Phosphorescent oxygen sensors utilizing sulfur-nitrogen-phosphorous polymer matrixes: synthesis, characterization, and evaluation of poly(thionylphosphazene)-b-poly(tetrahydrofuran) block copolymers.

We examine the use of thionylphosphazene-based block copolymers as matrixes for oxygen sensor applications. Poly(aminothionylphosphazene)-b-poly(tetrahydrofuran) (PATPy-PTHFx) block copolymers were prepared via reaction of ring-opened poly(chlorothionylphosphazene) with THF and subsequently with excess n-butylamine (to form PBATPy-PTHFx) or methylamine (to form PMATPy-PTHFx). The block copolymers were characterized by NMR, gel permeation chromatography, and differential scanning calorimetry. Films of PBATPy-PTHFx block copolymers containing platinum octaethylporphyrin or [Ru(dpp)3]Cl2 (dpp = 4,7-diphenyl-1,10-phenanthroline) as the oxygen-sensitive chromophore were prepared, and time-scan experiments were carried out to determine the diffusion coefficients, Do2, and solubilities, So2, of oxygen therein. Despite microphase separation, the data fit well to a simple Fick's law description of oxygen diffusion and gave Do2 values smaller than that for the n-butylamino-substituted PBATP635. For films freshly annealed above the melting point of PTHFx, the Do2 values were 35-50% (dye-dependent) larger than after aging 3 days at room temperature.

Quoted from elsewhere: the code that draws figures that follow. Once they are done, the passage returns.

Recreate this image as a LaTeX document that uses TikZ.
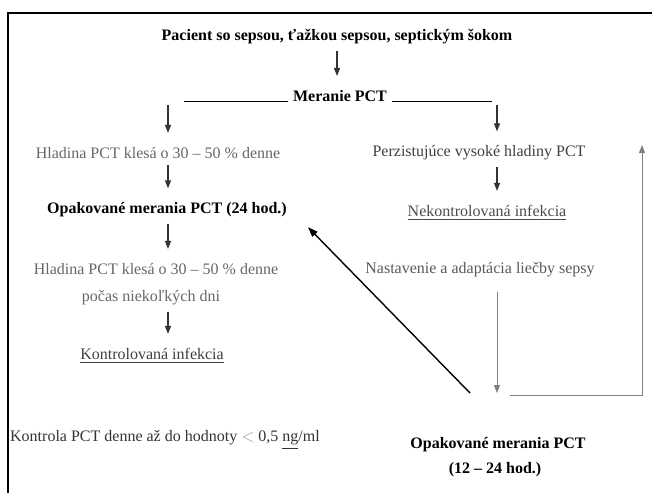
\documentclass[tikz,border=0pt]{standalone}
\usepackage{fontspec}
\setmainfont{Liberation Serif}
\usetikzlibrary{arrows.meta}

\begin{document}
\begin{tikzpicture}[x=0.5pt,y=-0.5pt,
	txt/.style={inner xsep=2pt,inner ysep=3pt,font=\fontsize{8}{9.6}\selectfont},
	hd/.style={txt,font=\fontsize{8}{9.6}\selectfont\bfseries},
	arr/.style={-{Triangle[length=4pt,width=3pt]},line width=0.6pt,draw=black!80,shorten >=4pt},
	grayarr/.style={arr,draw=black!50,line width=0.5pt},
	diagarr/.style={-{Triangle[length=5pt,width=3.5pt]},line width=0.7pt,shorten >=12pt},
	looparr/.style={-{Triangle[length=4pt,width=3pt]},line width=0.5pt,draw=black!50}]
			\useasboundingbox (0,0) rectangle (652,493);
			\draw[line width=0.8pt] (8,493) -- (8,13) -- (652,13);
			% columns of the arrows
			\coordinate (lcol) at (168,0);
			\coordinate (rcol) at (497,0);
			\node[hd] (title) at (337,37) {Pacient so sepsou, ťažkou sepsou, septickým šokom};
			\node[hd] (meranie) at (340,96) {Meranie PCT};
			\node[txt,text=black!60] (hlad1) at (158,153) {Hladina PCT klesá o 30 – 50 \% denne};
			\node[hd] (opak1) at (167,210) {Opakované merania PCT (24 hod.)};
			\node[txt,text=black!60] (hlad2) at (156,269) {Hladina PCT klesá o 30 – 50 \% denne};
			\node[txt,text=black!60] (pocas) at (151,298) {počas niekoľkých dni};
			\node[txt,text=black!75] (kontr) at (152,356) {\underline{Kontrolovaná infekcia}};
			\node[txt,text=black!80] (denne) at (165,440) {Kontrola PCT denne až do hodnoty {\color{black!35}$<$} 0,5 \underline{ng}/ml};
			\node[txt,text=black!75] (perz) at (479,153) {Perzistujúce vysoké hladiny PCT};
			\node[txt,text=black!70] (nekontr) at (487,213) {\underline{Nekontrolovaná infekcia}};
			\node[txt,text=black!65] (nastav) at (480,270) {Nastavenie a adaptácia liečby sepsy};
			\node[hd] (opak2) at (498,445) {Opakované merania PCT};
			\node[hd] (hod) at (495,470) {(12 – 24 hod.)};
			% lines beside Meranie PCT
			\draw[line width=0.5pt] (meranie.base west) ++(-1,0) -- ++(-104,0);
			\draw[line width=0.5pt] (meranie.base east) ++(1,0) -- ++(100,0);
			\draw[arr] (title.south) -- (title.south |- meranie.north);
			\draw[arr,shorten <=2pt] (meranie.base -| lcol) -- (hlad1.north -| lcol);
			\draw[arr,shorten <=2pt] (meranie.base -| rcol) -- (perz.north -| rcol);
			\draw[arr] (hlad1.south -| lcol) -- (opak1.north -| lcol);
			\draw[arr] (opak1.south -| lcol) -- (hlad2.north -| lcol);
			\draw[arr] (pocas.south -| lcol) -- (kontr.north -| lcol);
			\draw[arr] (perz.south -| rcol) -- (nekontr.north -| rcol);
			% back to the measurements
			\coordinate (join) at (497,393);
			\coordinate (diag) at (470,393);
			\coordinate (loopfoot) at (510,395);
			\coordinate (looptop) at (642,145);
			\draw[grayarr,shorten >=0pt,shorten <=4pt] (nastav.south -| rcol) -- (join);
			\draw[diagarr] (diag) -- (opak1.east);
			\draw[looparr] (loopfoot) -| (looptop);
		\end{tikzpicture}
\end{document}
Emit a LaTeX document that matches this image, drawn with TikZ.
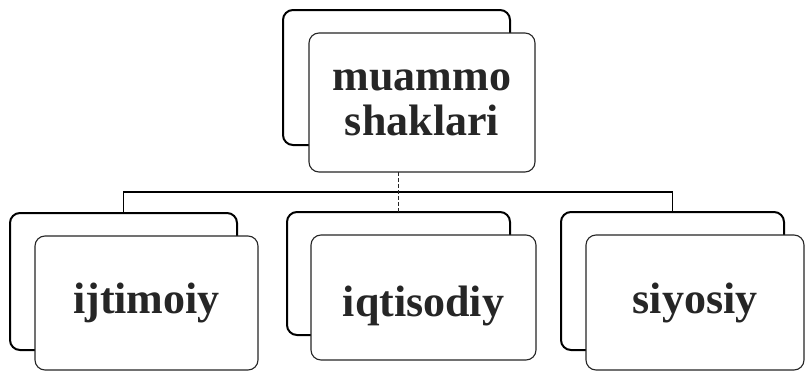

Films with [Ru(dpp)3]Cl2 as the dye were evaluated as media for phosphorescent pressure-sensing. The dye-containing polymer films exhibit linear Stern-Volmer-like plots, even at high dye concentrations, as well as good photostability, and significantly higher sensitivity to oxygen quenching than simple mixtures of the analogous homopolymers.